— TASK PROMPT —
Extract the data exactly, missing nothing.

— DATA SECTION —

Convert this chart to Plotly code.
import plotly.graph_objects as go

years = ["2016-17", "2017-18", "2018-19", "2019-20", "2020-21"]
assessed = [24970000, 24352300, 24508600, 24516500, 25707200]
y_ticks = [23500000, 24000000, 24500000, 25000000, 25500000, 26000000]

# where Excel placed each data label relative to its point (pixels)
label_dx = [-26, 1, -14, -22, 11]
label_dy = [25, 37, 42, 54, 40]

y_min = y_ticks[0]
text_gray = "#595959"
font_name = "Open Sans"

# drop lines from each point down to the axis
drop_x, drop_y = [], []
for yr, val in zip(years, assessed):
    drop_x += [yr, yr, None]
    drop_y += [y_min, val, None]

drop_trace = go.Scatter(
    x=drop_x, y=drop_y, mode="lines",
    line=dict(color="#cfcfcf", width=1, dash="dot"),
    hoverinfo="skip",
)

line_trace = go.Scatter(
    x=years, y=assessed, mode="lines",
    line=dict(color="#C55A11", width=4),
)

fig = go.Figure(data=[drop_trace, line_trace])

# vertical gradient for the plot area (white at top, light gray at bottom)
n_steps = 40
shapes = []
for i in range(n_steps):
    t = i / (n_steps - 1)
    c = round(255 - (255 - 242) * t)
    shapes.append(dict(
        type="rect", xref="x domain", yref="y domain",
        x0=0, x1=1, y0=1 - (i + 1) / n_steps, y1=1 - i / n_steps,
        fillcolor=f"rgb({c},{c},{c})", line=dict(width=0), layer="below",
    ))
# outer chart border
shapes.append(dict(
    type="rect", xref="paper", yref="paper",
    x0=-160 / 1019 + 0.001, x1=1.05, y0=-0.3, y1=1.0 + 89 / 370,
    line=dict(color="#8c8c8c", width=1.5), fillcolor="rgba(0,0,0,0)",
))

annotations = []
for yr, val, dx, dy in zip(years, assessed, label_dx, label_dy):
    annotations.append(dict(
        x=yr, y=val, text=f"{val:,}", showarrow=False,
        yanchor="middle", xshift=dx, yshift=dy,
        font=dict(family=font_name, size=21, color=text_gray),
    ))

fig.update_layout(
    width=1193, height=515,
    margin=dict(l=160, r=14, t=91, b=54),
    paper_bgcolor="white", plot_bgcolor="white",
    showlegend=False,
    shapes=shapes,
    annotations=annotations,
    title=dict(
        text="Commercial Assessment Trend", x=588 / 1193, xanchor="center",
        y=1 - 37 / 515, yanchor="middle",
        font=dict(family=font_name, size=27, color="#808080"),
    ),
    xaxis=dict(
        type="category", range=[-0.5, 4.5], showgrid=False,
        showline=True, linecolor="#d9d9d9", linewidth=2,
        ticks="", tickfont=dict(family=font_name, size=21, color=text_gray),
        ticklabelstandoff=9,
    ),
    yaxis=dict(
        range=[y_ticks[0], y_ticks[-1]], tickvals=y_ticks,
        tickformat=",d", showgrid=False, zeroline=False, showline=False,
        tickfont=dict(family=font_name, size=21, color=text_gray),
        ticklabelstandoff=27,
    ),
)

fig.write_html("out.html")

— EXERCISE ANSWER —
Convert this chart to Plotly code.
import plotly.graph_objects as go

years = ["2016-17", "2017-18", "2018-19", "2019-20", "2020-21"]
assessed = [24970000, 24352300, 24508600, 24516500, 25707200]
y_ticks = [23500000, 24000000, 24500000, 25000000, 25500000, 26000000]

# where Excel placed each data label relative to its point (pixels)
label_dx = [-26, 1, -14, -22, 11]
label_dy = [25, 37, 42, 54, 40]

y_min = y_ticks[0]
text_gray = "#595959"
font_name = "Open Sans"

# drop lines from each point down to the axis
drop_x, drop_y = [], []
for yr, val in zip(years, assessed):
    drop_x += [yr, yr, None]
    drop_y += [y_min, val, None]

drop_trace = go.Scatter(
    x=drop_x, y=drop_y, mode="lines",
    line=dict(color="#cfcfcf", width=1, dash="dot"),
    hoverinfo="skip",
)

line_trace = go.Scatter(
    x=years, y=assessed, mode="lines",
    line=dict(color="#C55A11", width=4),
)

fig = go.Figure(data=[drop_trace, line_trace])

# vertical gradient for the plot area (white at top, light gray at bottom)
n_steps = 40
shapes = []
for i in range(n_steps):
    t = i / (n_steps - 1)
    c = round(255 - (255 - 242) * t)
    shapes.append(dict(
        type="rect", xref="x domain", yref="y domain",
        x0=0, x1=1, y0=1 - (i + 1) / n_steps, y1=1 - i / n_steps,
        fillcolor=f"rgb({c},{c},{c})", line=dict(width=0), layer="below",
    ))
# outer chart border
shapes.append(dict(
    type="rect", xref="paper", yref="paper",
    x0=-160 / 1019 + 0.001, x1=1.05, y0=-0.3, y1=1.0 + 89 / 370,
    line=dict(color="#8c8c8c", width=1.5), fillcolor="rgba(0,0,0,0)",
))

annotations = []
for yr, val, dx, dy in zip(years, assessed, label_dx, label_dy):
    annotations.append(dict(
        x=yr, y=val, text=f"{val:,}", showarrow=False,
        yanchor="middle", xshift=dx, yshift=dy,
        font=dict(family=font_name, size=21, color=text_gray),
    ))

fig.update_layout(
    width=1193, height=515,
    margin=dict(l=160, r=14, t=91, b=54),
    paper_bgcolor="white", plot_bgcolor="white",
    showlegend=False,
    shapes=shapes,
    annotations=annotations,
    title=dict(
        text="Commercial Assessment Trend", x=588 / 1193, xanchor="center",
        y=1 - 37 / 515, yanchor="middle",
        font=dict(family=font_name, size=27, color="#808080"),
    ),
    xaxis=dict(
        type="category", range=[-0.5, 4.5], showgrid=False,
        showline=True, linecolor="#d9d9d9", linewidth=2,
        ticks="", tickfont=dict(family=font_name, size=21, color=text_gray),
        ticklabelstandoff=9,
    ),
    yaxis=dict(
        range=[y_ticks[0], y_ticks[-1]], tickvals=y_ticks,
        tickformat=",d", showgrid=False, zeroline=False, showline=False,
        tickfont=dict(family=font_name, size=21, color=text_gray),
        ticklabelstandoff=27,
    ),
)

fig.write_html("out.html")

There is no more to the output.